Check out our coverage at www.maxfighting.com- Peter Lockley

I checked those out earlier.

As a photography major, I can tell you that is excellent work.

Great pics. It amazes me how much Ken looks like Frank in that bottom pic.

I like the pic of BJ in the Hughes/Charuto pics.

once again.. Peter your work amazes me!! great shots!


excellent, as always



Excellent work. Would you be willing to take a moment to share some of your equipment/techniques for shooting indoor sports? I've been dabbling in it, thus far with less than exciting results. Much appreciated.

-Mason White

very cool pictures

ttt for some wicked photos.

- Peter Lockley


I use a Canon 1D (4 megapixel digital), but Nikon,
Minolta, Pentax, Fuji, etc... all make good cameras as
well. To a certain extent, the kind of camera you use
doesn't make a difference. You'll be ok as long as you
are using some kind of SLR (i.e., interchangeable
lenses) and something that gives you full control of
your shutter speed, apperature, and ISO (as nearly
every SLR will).

Indoor sports, fights especially, are tough because of
the low level of light. I usually try to shoot at the
highest ISO I can get to without going really grainy
(usually around 800). Then it comes down to getting
the fastest shutter speed possible to stop the action.
So I'll usually set my aperature as wide as it can go
(f2.8) and set my shutter speed accordingly, depending
on the amount of light (ideally it would be around 1/
500, but sometimes you are lucky to get 1/125 or 1/
250). The nice thing about shooting indoor is that the
light doesn't change that much, so usually you can set
your exposure once.

Other than that it's just practice on timing,
focusing, composition, and using light.

- Peter Lockley


Thanks for taking the time to respond. I'm using an EOS 10D, so we have similar equipment. I most recently shot an event at WinRiver Casino in Redding and I pretty much used the same approach you described (ISO 800, widest aperature and fastest shutter speed), but I couldnt get any better than 1/125 and usually 1/90. Needless to say, I did not get alot of great shots. Probably the lightling is better at the UFC than the show I was at.

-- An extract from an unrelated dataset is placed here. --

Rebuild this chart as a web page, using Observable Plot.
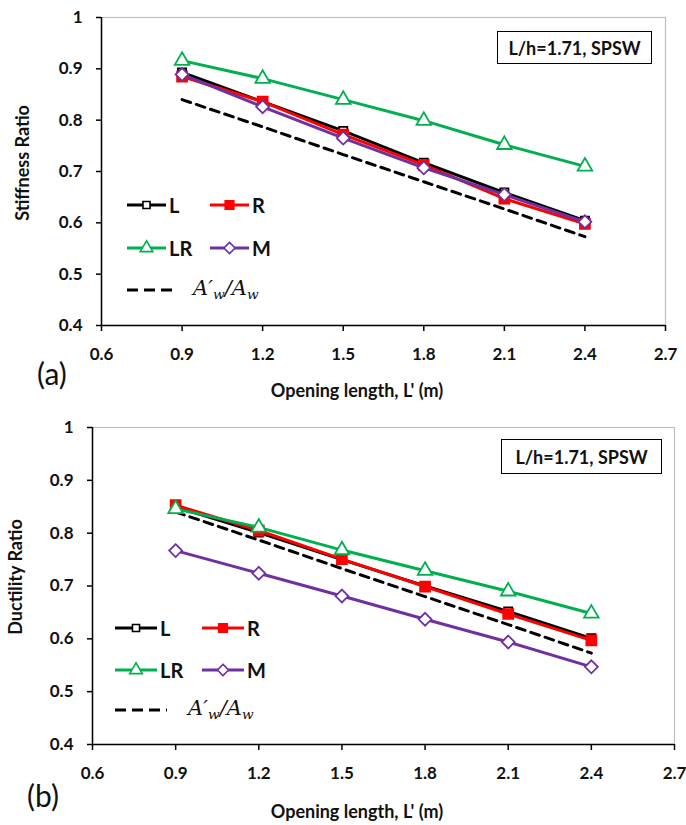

What is your lens of choice for this type of shooting, because I am getting ready to invest in some L series glass and I definately want to get something I could use for indoor sports? Thanks again for your time.

Mason White

ken sure looked old, but sexy (just not sexy enough like FRANK MIR).


Stick with Canon lenses if you can afford it. They
have a nice group of fast zoom lenses. Your aperature
needs to go down to at least 2.8 since fight venues
are so dark. For fights I mostly use a 28-70mm f2.8
and a 70-200mm f2.8. They just put out a 24-70mm f2.8
which looks nice too.

- Peter Lockley

Thanks, Peter, I appreciate your input and keep up the great work!


Susumu is great. I bought his book several years ago
and it's been one of my biggest inspirations. That
being said, I have been trying to develop my own style
as well.

- Peter Lockley

Folks, thanks for the great photography tips!